Steven Greenhut, the Sacramento-based vice president of journalism at the Franklin Center for Government and Public Integrity, says Stockton’s bankruptcy filing is immoral.
“Suppose you go on a spending spree, purchasing luxury items on credit such as a vacation home and new cars,” he writes in City Journal. “Part of you knows the good times won’t last forever. Nevertheless, you decide to buy things you can’t afford, convincing yourself that you need and deserve them. In the process, you make some investments that don’t pan out. When ends don’t meet, you go to the bank and take out loans to pay off your older balances. Now deep in a financial hole, you hit upon a plan to climb out: simply default on your new loans by declaring bankruptcy and propose that the court let you do so without selling off most of those new toys you bought.”
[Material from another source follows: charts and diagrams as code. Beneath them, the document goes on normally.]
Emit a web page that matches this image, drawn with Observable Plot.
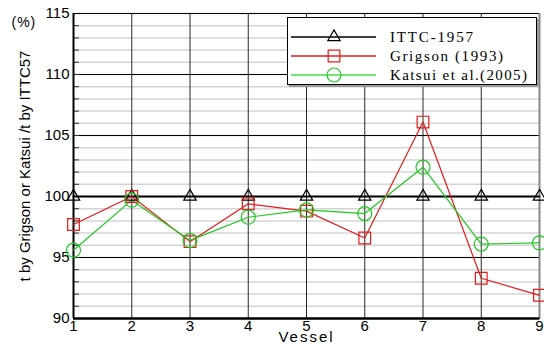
<!DOCTYPE html>
<html>
<head>
<meta charset="utf-8">
<script src="https://cdn.jsdelivr.net/npm/d3@7"></script>
<script src="https://cdn.jsdelivr.net/npm/@observablehq/plot@0.6"></script>
<style>
  body { margin: 0; background: #fff; }
  #wrap { position: relative; width: 544px; height: 347px; }
  #legend { position: absolute; left: 287px; top: 17px; width: 248px; height: 66px;
            border: 1px solid #000; background: #fff; box-shadow: 2px 2px 0 #999; }
</style>
</head>
<body>
<div id="wrap"><div id="chart"></div><div id="legend"></div></div>
<script>
const vessels = [1, 2, 3, 4, 5, 6, 7, 8, 9];
const ittc    = [100, 100, 100, 100, 100, 100, 100, 100, 100];
const grigson = [97.7, 100.0, 96.3, 99.4, 98.8, 96.6, 106.1, 93.3, 91.9];
const katsui  = [95.6, 99.7, 96.4, 98.3, 98.9, 98.6, 102.4, 96.1, 96.2];
const seriesNames = ["ITTC-1957", "Grigson (1993)", "Katsui et al.(2005)"];
const seriesColors = ["#000000", "#e31b1b", "#1ec81e"];
const seriesSymbols = ["triangle", "square", "circle"];
const yMajor = [90, 95, 100, 105, 110, 115];
const yMinor = d3.range(90, 116);
const yLabel = "t by Grigson or Katsui /t by ITTC57";
const xLabel = "Vessel";
const unitLabel = "(%)";

const rows = [];
[ittc, grigson, katsui].forEach((vals, i) => {
  vals.forEach((v, j) => rows.push({series: seriesNames[i], vessel: vessels[j], value: v}));
});
const bySeries = name => rows.filter(d => d.series === name);

const symR = [4.6, 6.6, 7];
const chart = Plot.plot({
  width: 544, height: 347,
  marginLeft: 73, marginRight: 5, marginTop: 13, marginBottom: 29,
  style: {fontFamily: "'Liberation Sans', Arial, sans-serif", fontSize: "15px", background: "#fff", color: "#000"},
  x: {domain: [1, 9], label: null},
  y: {domain: [90, 115], label: null},
  marks: [
    Plot.gridY(yMinor, {stroke: "#d4d4d4", strokeOpacity: 1, strokeWidth: 1.5}),
    Plot.gridX(vessels, {stroke: "#2a2a2a", strokeOpacity: 1, strokeWidth: 1}),
    Plot.gridY(yMajor.filter(v => v > 90 && v < 115), {stroke: "#000", strokeOpacity: 1, strokeWidth: 1}),
    Plot.axisY(yMinor, {tickSize: -6, tickFormat: () => "", stroke: "#333", label: null}),
    Plot.axisY(yMajor, {tickSize: 0, tickPadding: 4, label: null, fontSize: 15}),
    Plot.axisX(vessels, {tickSize: 0, tickPadding: 2, label: null, fontSize: 15}),
    Plot.frame({stroke: "#000", strokeWidth: 1}),
    Plot.ruleX([9], {stroke: "#888", strokeWidth: 2}),
    Plot.ruleX([1], {stroke: "#000", strokeWidth: 2}),
    Plot.ruleY([90], {stroke: "#000", strokeWidth: 2.5}),
    ...seriesNames.map((name, i) => Plot.line(bySeries(name), {
      x: "vessel", y: "value", stroke: seriesColors[i], strokeWidth: i === 0 ? 2 : 1.2
    })),
    ...seriesNames.map((name, i) => Plot.dot(bySeries(name), {
      x: "vessel", y: "value", symbol: () => seriesSymbols[i], r: symR[i],
      stroke: seriesColors[i], fill: "none", strokeWidth: 1.2
    })),
    Plot.text([yLabel], {frameAnchor: "left", dx: -48, rotate: -90, textAnchor: "middle", fontSize: 15, text: d => d}),
    Plot.text([xLabel], {frameAnchor: "bottom", dy: 23, fontSize: 15, text: d => d}),
    Plot.text([unitLabel], {frameAnchor: "top-left", dx: -62, dy: 4, fontSize: 14, text: d => d})
  ]
});
document.getElementById("chart").appendChild(chart);
d3.select(chart).selectAll("text").filter(function() { return this.textContent === xLabel; })
  .style("letter-spacing", "2px");
d3.select(chart).selectAll("text").filter(function() { return this.textContent === unitLabel; })
  .style("letter-spacing", "1px");

// legend
const legendWidths = [83, 113, 137];
const lg = d3.select("#legend").append("svg").attr("width", 248).attr("height", 66);
const symbolTypes = {triangle: d3.symbolTriangle, square: d3.symbolSquare, circle: d3.symbolCircle};
seriesNames.forEach((name, i) => {
  const y = 19 + i * 19;
  lg.append("line").attr("x1", 3).attr("x2", 88).attr("y1", y).attr("y2", y)
    .attr("stroke", i === 2 ? "#44dd44" : seriesColors[i]).attr("stroke-width", 1.3);
  lg.append("path").attr("transform", `translate(46,${y})`)
    .attr("d", d3.symbol(symbolTypes[seriesSymbols[i]], Math.PI * symR[i] * symR[i])())
    .attr("fill", "none").attr("stroke", seriesColors[i]).attr("stroke-width", 1.2);
  lg.append("text").attr("x", 102).attr("y", y + 5).text(name)
    .attr("font-family", "'Liberation Serif', 'Times New Roman', serif")
    .attr("font-size", 15).attr("textLength", legendWidths[i]).attr("lengthAdjust", "spacing")
    .attr("fill", "#000");
});
</script>
</body>
</html>
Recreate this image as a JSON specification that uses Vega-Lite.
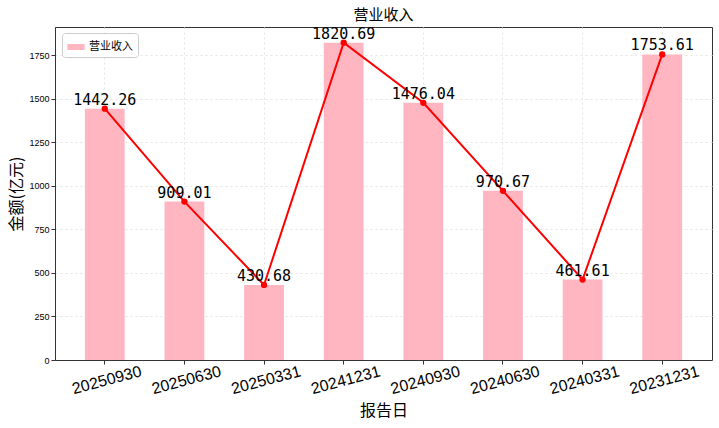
{
  "$schema": "https://vega.github.io/schema/vega-lite/v6.json",
  "autosize": {"type": "none"},
  "padding": {"left": 55, "top": 27, "right": 7, "bottom": 68},
  "width": 657,
  "height": 333,
  "background": "white",
  "config": {
    "font": "Noto Sans CJK SC",
    "view": {"stroke": "#333333", "strokeWidth": 1}
  },
  "title": {"text": "营业收入", "fontSize": 15, "fontWeight": "normal", "color": "#000000", "offset": 4, "font": "Noto Sans CJK SC"},
  "data": {
    "values": [
      {"date": "20250930", "value": 1442.26, "series": "营业收入"},
      {"date": "20250630", "value": 909.01, "series": "营业收入"},
      {"date": "20250331", "value": 430.68, "series": "营业收入"},
      {"date": "20241231", "value": 1820.69, "series": "营业收入"},
      {"date": "20240930", "value": 1476.04, "series": "营业收入"},
      {"date": "20240630", "value": 970.67, "series": "营业收入"},
      {"date": "20240331", "value": 461.61, "series": "营业收入"},
      {"date": "20231231", "value": 1753.61, "series": "营业收入"}
    ]
  },
  "encoding": {
    "x": {
      "field": "date", "type": "nominal", "sort": null,
      "scale": {"paddingInner": 0.5, "paddingOuter": 0.375},
      "axis": {
        "title": "报告日", "titleFontSize": 16, "titleFontWeight": "normal", "titleColor": "#000",
        "labelAngle": -15, "labelAlign": "center", "labelBaseline": "top", "labelFontSize": 16, "labelColor": "#000", "labelFont": "Liberation Sans",
        "bandPosition": 0.5, "grid": true, "gridDash": [2, 3], "gridColor": "#e4e4e4",
        "domainColor": "#333", "tickColor": "#333", "tickSize": 4, "labelPadding": 8, "titlePadding": 6
      }
    },
    "y": {
      "field": "value", "type": "quantitative",
      "scale": {"domain": [0, 1911], "nice": false},
      "axis": {
        "title": "金额(亿元)", "titleFontSize": 16, "titleFontWeight": "normal", "titleColor": "#000",
        "values": [0, 250, 500, 750, 1000, 1250, 1500, 1750], "format": "d",
        "labelFontSize": 9, "labelColor": "#000", "labelFont": "Liberation Sans",
        "grid": true, "gridDash": [2, 3], "gridColor": "#e4e4e4",
        "domainColor": "#333", "tickColor": "#333", "tickSize": 4, "titlePadding": 4
      }
    }
  },
  "layer": [
    {
      "mark": {"type": "bar", "opacity": 1},
      "encoding": {
        "color": {
          "field": "series", "type": "nominal",
          "scale": {"domain": ["营业收入"], "range": ["#FFB6C1"]},
          "legend": {
            "title": null, "orient": "none", "legendX": 7, "legendY": 6,
            "symbolType": "M-1,-0.35H1V0.35H-1Z", "symbolSize": 300, "symbolStrokeWidth": 0,
            "labelFontSize": 11, "labelColor": "#000",
            "strokeColor": "#cccccc", "fillColor": "white", "padding": 5, "cornerRadius": 3
          }
        }
      }
    },
    {
      "mark": {"type": "line", "color": "#FF0000", "strokeWidth": 2}
    },
    {
      "mark": {"type": "point", "filled": true, "color": "#FF0000", "size": 40, "opacity": 1}
    },
    {
      "mark": {"type": "text", "fontSize": 15, "font": "DejaVu Sans Mono", "baseline": "bottom", "dy": -1, "color": "#000"},
      "encoding": {"text": {"field": "value", "type": "quantitative", "format": ".2f"}}
    }
  ]
}
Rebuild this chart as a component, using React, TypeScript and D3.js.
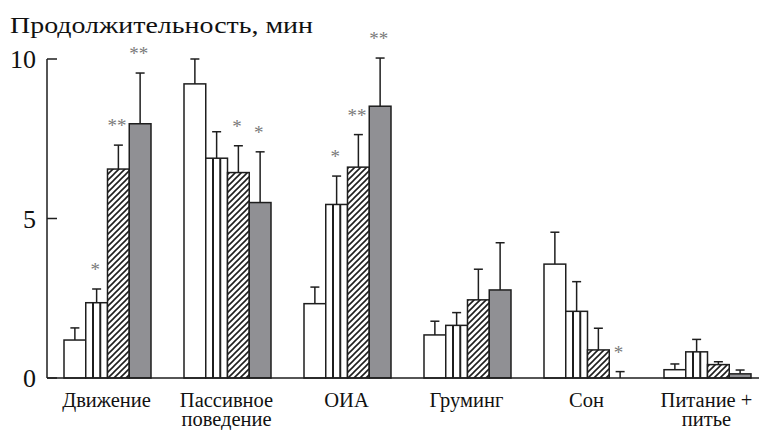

This comparison is simplistic. A free-spending person has only himself to blame. The city was fiscally devastated by the foreclosure crisis — which, incidentally, was caused in large part by Wall Street. A city also has statutory obligations to protect its citizens’ safety. A city with a violent crime rate in the top 10 nationwide cannot cut its police force to the point of anarchy. On top of that, it must, by law, balance its budgets every year. If the lifeblood of its core functions is going to debt, the debt must be restructured.
All of these factors are omitted from Greenhut’s invidious analogy. As is suffering. His free-spending person never pays for his foolishness. Stockton is paing dearly in everything from international ridicule to record homicides.